Adam Smith Rocks!
There’s a reason you don’t see many Adam Smith ties in the faculty lounge. “Adam Smith believed there are few things that the government should do,” James Otteson of Wake Forest said at the Philadelphia Society’s annual meeting in Philadelphia last month.
Otteson is the Executive Director of the BB&T Center for the Study of Capitalism and Teaching Professor of Political Economy at Wake Forest. He is the author of Adam Smith’s Marketplace of Life.
Nevertheless, Smith, the Scottish philosopher, has inspired American scholars and sages for centuries. Thomas Jefferson recommended The Wealth of Nations as a worthy title for his beloved University of Virginia.
Yet and still, the ideas that Smith promoted are sadly lacking on American campuses. Self-control, for example, is one of these.
Moreover, he is given less quality time, even in free market venues, than more faddish notions. For example, seven years ago, the libertarian Cato Institute devoted a panel to the Nudge: Improving Decisions About Health, Wealth and Happiness by University of Chicago professors Richard A. Thaler and Cass R. Sunstein.

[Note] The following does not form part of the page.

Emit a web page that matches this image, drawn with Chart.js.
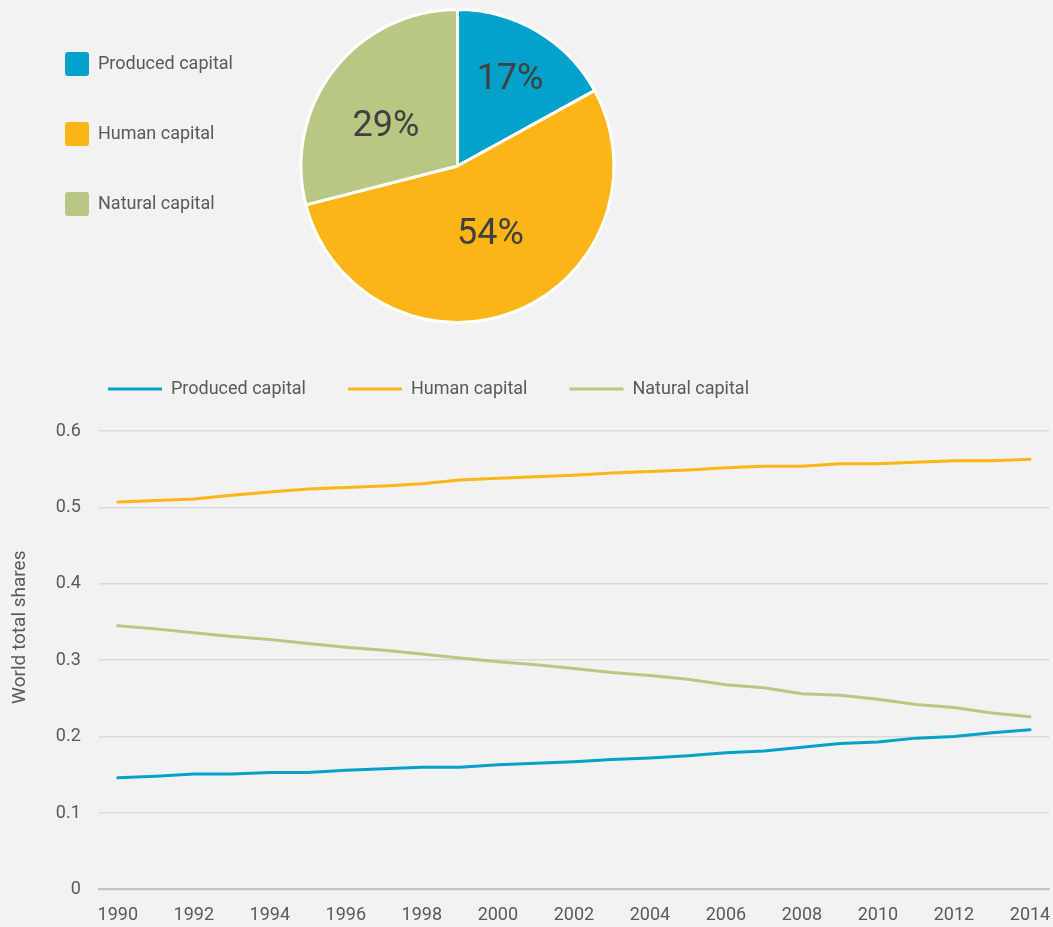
<!DOCTYPE html>
<html>
<head>
<meta charset="utf-8">
<script src="https://cdn.jsdelivr.net/npm/chart.js@4.4.0/dist/chart.umd.min.js"></script>
<style>
  html, body { margin: 0; padding: 0; background: #f2f2f2; }
  body { width: 1053px; height: 927px; position: relative; overflow: hidden; }
  #pie { position: absolute; left: 0; top: 0; }
  #lines { position: absolute; left: 0; top: 340px; }
</style>
</head>
<body>
<canvas id="pie" width="672" height="332"></canvas>
<canvas id="lines" width="1053" height="587"></canvas>
<script>
const capitalNames = ['Produced capital', 'Human capital', 'Natural capital'];
const capitalColors = ['#04a2cb', '#fbb516', '#b8c784'];
const shares2014 = [17, 54, 29];

const years = ['1990', '1991', '1992', '1993', '1994', '1995', '1996', '1997', '1998', '1999',
               '2000', '2001', '2002', '2003', '2004', '2005', '2006', '2007', '2008', '2009',
               '2010', '2011', '2012', '2013', '2014'];
const produced = [0.146, 0.148, 0.151, 0.151, 0.153, 0.153, 0.156, 0.158, 0.160, 0.160,
                  0.163, 0.165, 0.167, 0.170, 0.172, 0.175, 0.179, 0.181, 0.186, 0.191,
                  0.193, 0.198, 0.200, 0.205, 0.209];
const human = [0.507, 0.509, 0.511, 0.516, 0.520, 0.524, 0.526, 0.528, 0.531, 0.536,
               0.538, 0.540, 0.542, 0.545, 0.547, 0.549, 0.552, 0.554, 0.554, 0.557,
               0.557, 0.559, 0.561, 0.561, 0.563];
const natural = [0.345, 0.341, 0.336, 0.331, 0.327, 0.322, 0.317, 0.313, 0.308, 0.303,
                 0.298, 0.294, 0.289, 0.284, 0.280, 0.275, 0.268, 0.264, 0.256, 0.254,
                 0.249, 0.242, 0.238, 0.231, 0.226];

const textColor = '#595959';
Chart.defaults.font.family = 'Roboto, "Open Sans", sans-serif';
Chart.defaults.font.size = 18;
Chart.defaults.color = textColor;

// moves the legend block after layout (the library ties its offset to item spacing)
const legendNudge = {
    id: 'legendNudge',
    afterLayout(chart, args, opts) {
        const lg = chart.legend;
        if (!lg) return;
        lg.left += opts.dx || 0;
        lg.right += opts.dx || 0;
        lg.top += opts.dy || 0;
        lg.bottom += opts.dy || 0;
    }
};

// percentage text inside each slice
const sliceLabels = {
    id: 'sliceLabels',
    afterDatasetsDraw(chart, args, opts) {
        const ctx = chart.ctx;
        const meta = chart.getDatasetMeta(0);
        ctx.save();
        ctx.font = '36px Roboto, sans-serif';
        ctx.fillStyle = '#404040';
        ctx.textAlign = 'center';
        ctx.textBaseline = 'middle';
        meta.data.forEach((arc, i) => {
            const mid = (arc.startAngle + arc.endAngle) / 2 + opts.turn[i] * Math.PI / 180;
            const r = arc.outerRadius * opts.dist[i];
            ctx.fillText(chart.data.datasets[0].data[i] + '%',
                         arc.x + Math.cos(mid) * r, arc.y + Math.sin(mid) * r + opts.drop);
        });
        ctx.restore();
    }
};

new Chart(document.getElementById('pie').getContext('2d'), {
    type: 'pie',
    data: {
        labels: capitalNames,
        datasets: [{
            data: shares2014,
            backgroundColor: capitalColors,
            borderColor: '#ffffff',
            borderWidth: 3
        }]
    },
    options: {
        responsive: false,
        animation: false,
        layout: { padding: { left: 19, top: 8, bottom: 8, right: 0 } },
        plugins: {
            legend: {
                position: 'left',
                align: 'start',
                labels: {
                    boxWidth: 24,
                    boxHeight: 24,
                    padding: 46,
                    useBorderRadius: true,
                    borderRadius: 3,
                    color: textColor,
                    generateLabels(chart) {
                        const items = Chart.overrides.pie.plugins.legend.labels.generateLabels(chart);
                        items.forEach(it => { it.lineWidth = 0; it.strokeStyle = it.fillStyle; });
                        return items;
                    }
                }
            },
            tooltip: { enabled: false },
            legendNudge: { dx: 0, dy: -2 },
            sliceLabels: { dist: [0.66, 0.47, 0.53], turn: [0, -5, -7.5], drop: 3 }
        }
    },
    plugins: [legendNudge, sliceLabels]
});

const lineSet = (label, data, color) => ({
    label: label,
    data: data,
    borderColor: color,
    backgroundColor: color,
    borderWidth: 3,
    borderCapStyle: 'round',
    pointRadius: 0,
    pointHoverRadius: 0,
    tension: 0
});

new Chart(document.getElementById('lines').getContext('2d'), {
    type: 'line',
    data: {
        labels: years,
        datasets: [
            lineSet(capitalNames[0], produced, capitalColors[0]),
            lineSet(capitalNames[1], human, capitalColors[1]),
            lineSet(capitalNames[2], natural, capitalColors[2])
        ]
    },
    options: {
        responsive: false,
        animation: false,
        layout: { padding: { left: 4, top: 21, right: 4, bottom: -14 } },
        scales: {
            x: {
                offset: true,
                grid: { display: false, drawTicks: false },
                border: { display: true, color: '#c4c4c4', width: 2 },
                afterFit(scale) { scale.paddingRight = 0; },
                ticks: {
                    autoSkip: false,
                    maxRotation: 0,
                    padding: 15,
                    color: textColor,
                    callback: function (val, i) {
                        return i % 2 === 0 ? this.getLabelForValue(val) : '';
                    }
                }
            },
            y: {
                min: 0,
                max: 0.6,
                ticks: { stepSize: 0.1, padding: 18, color: textColor },
                grid: { color: '#dadada', lineWidth: 1.5, drawTicks: false },
                border: { display: false },
                title: {
                    display: true,
                    // leading blanks lift the centred title a little, as in the original
                    text: '\u00a0'.repeat(14) + 'World total shares',
                    color: textColor,
                    font: { size: 19 },
                    padding: { top: 5, bottom: 6 }
                }
            }
        },
        plugins: {
            legend: {
                position: 'top',
                align: 'start',
                labels: {
                    usePointStyle: true,
                    pointStyle: 'line',
                    pointStyleWidth: 54,
                    padding: 42,
                    color: textColor
                }
            },
            tooltip: { enabled: false },
            legendNudge: { dx: 62, dy: -23 }
        }
    },
    plugins: [legendNudge]
});
</script>
</body>
</html>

At the Philadelphia Society conclave, Smith scholar Otteson compared his hero unfavorably to Thaler and Obama advisor Sunstein, and not without reason. Specifically, while Smith endorsed “decentrality” and “no central authority to direct other’s lives,” the UChi profs recommend extensively relying on “centralized experts, like Thaler and Sunstein,” Otteson noted wryly.
The Philadelphia Society is comprised of a group of conservative intellectuals. It was formed in the wake of the Goldwater defeat of 1964.